PROBLEM REQUIREMENTS:
Emit the data below verbatim, stripping out any pictures.

======== DATASET SECTION

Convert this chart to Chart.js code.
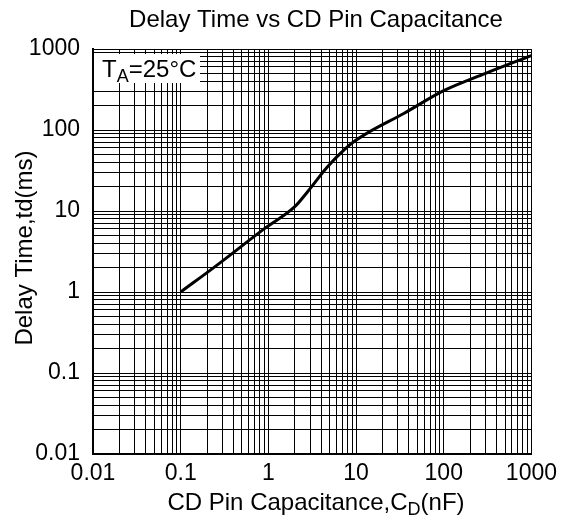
<!DOCTYPE html>
<html>
<head>
<meta charset="utf-8">
<script src="https://cdn.jsdelivr.net/npm/chart.js@4/dist/chart.umd.min.js"></script>
<style>
  html, body { margin: 0; padding: 0; background: #fff; }
  #wrap { width: 563px; height: 521px; position: relative; }
</style>
</head>
<body>
<div id="wrap"><canvas id="delayChart"></canvas></div>
<script>
// Delay time vs CD pin capacitance (log-log)

// Data
const capacitance = [0.1, 0.26, 0.91, 2, 2.8, 4.7, 7.3, 9.5, 12.8, 35, 100, 300, 1000];
const delayTime = [1, 2.15, 6.1, 11.3, 17.3, 35, 57, 72, 89, 160, 306, 500, 830];

// Axis decades (labelled) and grid steps inside each decade
const xDecades = [0.01, 0.1, 1, 10, 100, 1000];
const yDecades = [0.01, 0.1, 1, 10, 100, 1000];
const gridSteps = [1, 2, 3, 4, 5, 6, 7, 8, 9];

const FONT = 'Liberation Sans, Arial, Helvetica, sans-serif';

function gridTicks(decades) {
  const ticks = [];
  decades.forEach((d, i) => {
    if (i === decades.length - 1) {
      ticks.push({ value: d });
      return;
    }
    gridSteps.forEach(s => ticks.push({ value: +(d * s).toPrecision(3) }));
  });
  return ticks;
}

function isDecade(v, decades) {
  return decades.some(d => Math.abs(d - v) / d < 1e-6);
}

function fmt(v) {
  return v < 1 ? String(v) : String(Math.round(v));
}

// Draw text with a subscript part: parts = [[text, isSub], ...]
function drawParts(ctx, parts, x, y, size, align) {
  const subSize = Math.round(size * 0.75);
  let total = 0;
  parts.forEach(p => {
    ctx.font = (p[1] ? subSize : size) + 'px ' + FONT;
    total += ctx.measureText(p[0]).width;
  });
  let cx = align === 'center' ? x - total / 2 : x;
  ctx.textAlign = 'left';
  ctx.textBaseline = 'alphabetic';
  parts.forEach(p => {
    ctx.font = (p[1] ? subSize : size) + 'px ' + FONT;
    ctx.fillText(p[0], cx, p[1] ? y + size * 0.2 : y);
    cx += ctx.measureText(p[0]).width;
  });
  return total;
}

const labelsPlugin = {
  id: 'labelsPlugin',
  afterDraw(chart) {
    const ctx = chart.ctx;
    const area = chart.chartArea;
    ctx.save();
    ctx.fillStyle = '#000';

    // title
    ctx.font = '24px ' + FONT;
    ctx.textAlign = 'center';
    ctx.textBaseline = 'alphabetic';
    ctx.fillText('Delay Time vs CD Pin Capacitance', 316, 27);

    // x axis title
    drawParts(ctx, [['CD Pin Capacitance,C', false], ['D', true], ['(nF)', false]],
      316, 510, 24, 'center');

    // y axis title
    ctx.save();
    ctx.translate(32, 248);
    ctx.rotate(-Math.PI / 2);
    ctx.font = '24px ' + FONT;
    ctx.textAlign = 'center';
    ctx.fillText('Delay Time,td(ms)', 0, 0);
    ctx.restore();

    // condition box
    const boxX = area.left + 1, boxY = 54;
    ctx.fillStyle = '#fff';
    ctx.fillRect(boxX, boxY, 106, 29);
    ctx.fillStyle = '#000';
    drawParts(ctx, [['T', false], ['A', true], ['=25°C', false]], 102, 77, 24, 'left');

    ctx.restore();
  }
};

const ctx = document.getElementById('delayChart');
new Chart(ctx, {
  type: 'line',
  data: {
    datasets: [{
      data: capacitance.map((c, i) => ({ x: c, y: delayTime[i] })),
      borderColor: '#000',
      borderWidth: 3,
      pointRadius: 0,
      fill: false,
      cubicInterpolationMode: 'monotone'
    }]
  },
  plugins: [labelsPlugin],
  options: {
    responsive: true,
    maintainAspectRatio: false,
    animation: false,
    layout: { padding: { top: 49, right: 27, left: 0, bottom: 0 } },
    plugins: {
      legend: { display: false },
      tooltip: { enabled: false },
      title: { display: false }
    },
    scales: {
      x: {
        type: 'logarithmic',
        min: xDecades[0],
        max: xDecades[xDecades.length - 1],
        afterBuildTicks: scale => { scale.ticks = gridTicks(xDecades); },
        afterFit: scale => { scale.height = 67; },
        border: { color: '#000', width: 2 },
        grid: { color: '#000', lineWidth: 1, drawTicks: false },
        ticks: {
          autoSkip: false,
          maxRotation: 0,
          padding: 6,
          color: '#000',
          font: { family: FONT, size: 23 },
          callback: v => isDecade(v, xDecades) ? fmt(v) : ''
        }
      },
      y: {
        type: 'logarithmic',
        min: yDecades[0],
        max: yDecades[yDecades.length - 1],
        afterBuildTicks: scale => { scale.ticks = gridTicks(yDecades); },
        afterFit: scale => { scale.width = 93; },
        border: { color: '#000', width: 2 },
        grid: { color: '#000', lineWidth: 1, drawTicks: false },
        ticks: {
          autoSkip: false,
          padding: 13,
          color: '#000',
          font: { family: FONT, size: 23 },
          callback: v => isDecade(v, yDecades) ? fmt(v) : ''
        }
      }
    }
  }
});
</script>
</body>
</html>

================

EXERCISE OUTPUT:
Convert this chart to Chart.js code.
<!DOCTYPE html>
<html>
<head>
<meta charset="utf-8">
<script src="https://cdn.jsdelivr.net/npm/chart.js@4/dist/chart.umd.min.js"></script>
<style>
  html, body { margin: 0; padding: 0; background: #fff; }
  #wrap { width: 563px; height: 521px; position: relative; }
</style>
</head>
<body>
<div id="wrap"><canvas id="delayChart"></canvas></div>
<script>
// Delay time vs CD pin capacitance (log-log)

// Data
const capacitance = [0.1, 0.26, 0.91, 2, 2.8, 4.7, 7.3, 9.5, 12.8, 35, 100, 300, 1000];
const delayTime = [1, 2.15, 6.1, 11.3, 17.3, 35, 57, 72, 89, 160, 306, 500, 830];

// Axis decades (labelled) and grid steps inside each decade
const xDecades = [0.01, 0.1, 1, 10, 100, 1000];
const yDecades = [0.01, 0.1, 1, 10, 100, 1000];
const gridSteps = [1, 2, 3, 4, 5, 6, 7, 8, 9];

const FONT = 'Liberation Sans, Arial, Helvetica, sans-serif';

function gridTicks(decades) {
  const ticks = [];
  decades.forEach((d, i) => {
    if (i === decades.length - 1) {
      ticks.push({ value: d });
      return;
    }
    gridSteps.forEach(s => ticks.push({ value: +(d * s).toPrecision(3) }));
  });
  return ticks;
}

function isDecade(v, decades) {
  return decades.some(d => Math.abs(d - v) / d < 1e-6);
}

function fmt(v) {
  return v < 1 ? String(v) : String(Math.round(v));
}

// Draw text with a subscript part: parts = [[text, isSub], ...]
function drawParts(ctx, parts, x, y, size, align) {
  const subSize = Math.round(size * 0.75);
  let total = 0;
  parts.forEach(p => {
    ctx.font = (p[1] ? subSize : size) + 'px ' + FONT;
    total += ctx.measureText(p[0]).width;
  });
  let cx = align === 'center' ? x - total / 2 : x;
  ctx.textAlign = 'left';
  ctx.textBaseline = 'alphabetic';
  parts.forEach(p => {
    ctx.font = (p[1] ? subSize : size) + 'px ' + FONT;
    ctx.fillText(p[0], cx, p[1] ? y + size * 0.2 : y);
    cx += ctx.measureText(p[0]).width;
  });
  return total;
}

const labelsPlugin = {
  id: 'labelsPlugin',
  afterDraw(chart) {
    const ctx = chart.ctx;
    const area = chart.chartArea;
    ctx.save();
    ctx.fillStyle = '#000';

    // title
    ctx.font = '24px ' + FONT;
    ctx.textAlign = 'center';
    ctx.textBaseline = 'alphabetic';
    ctx.fillText('Delay Time vs CD Pin Capacitance', 316, 27);

    // x axis title
    drawParts(ctx, [['CD Pin Capacitance,C', false], ['D', true], ['(nF)', false]],
      316, 510, 24, 'center');

    // y axis title
    ctx.save();
    ctx.translate(32, 248);
    ctx.rotate(-Math.PI / 2);
    ctx.font = '24px ' + FONT;
    ctx.textAlign = 'center';
    ctx.fillText('Delay Time,td(ms)', 0, 0);
    ctx.restore();

    // condition box
    const boxX = area.left + 1, boxY = 54;
    ctx.fillStyle = '#fff';
    ctx.fillRect(boxX, boxY, 106, 29);
    ctx.fillStyle = '#000';
    drawParts(ctx, [['T', false], ['A', true], ['=25°C', false]], 102, 77, 24, 'left');

    ctx.restore();
  }
};

const ctx = document.getElementById('delayChart');
new Chart(ctx, {
  type: 'line',
  data: {
    datasets: [{
      data: capacitance.map((c, i) => ({ x: c, y: delayTime[i] })),
      borderColor: '#000',
      borderWidth: 3,
      pointRadius: 0,
      fill: false,
      cubicInterpolationMode: 'monotone'
    }]
  },
  plugins: [labelsPlugin],
  options: {
    responsive: true,
    maintainAspectRatio: false,
    animation: false,
    layout: { padding: { top: 49, right: 27, left: 0, bottom: 0 } },
    plugins: {
      legend: { display: false },
      tooltip: { enabled: false },
      title: { display: false }
    },
    scales: {
      x: {
        type: 'logarithmic',
        min: xDecades[0],
        max: xDecades[xDecades.length - 1],
        afterBuildTicks: scale => { scale.ticks = gridTicks(xDecades); },
        afterFit: scale => { scale.height = 67; },
        border: { color: '#000', width: 2 },
        grid: { color: '#000', lineWidth: 1, drawTicks: false },
        ticks: {
          autoSkip: false,
          maxRotation: 0,
          padding: 6,
          color: '#000',
          font: { family: FONT, size: 23 },
          callback: v => isDecade(v, xDecades) ? fmt(v) : ''
        }
      },
      y: {
        type: 'logarithmic',
        min: yDecades[0],
        max: yDecades[yDecades.length - 1],
        afterBuildTicks: scale => { scale.ticks = gridTicks(yDecades); },
        afterFit: scale => { scale.width = 93; },
        border: { color: '#000', width: 2 },
        grid: { color: '#000', lineWidth: 1, drawTicks: false },
        ticks: {
          autoSkip: false,
          padding: 13,
          color: '#000',
          font: { family: FONT, size: 23 },
          callback: v => isDecade(v, yDecades) ? fmt(v) : ''
        }
      }
    }
  }
});
</script>
</body>
</html>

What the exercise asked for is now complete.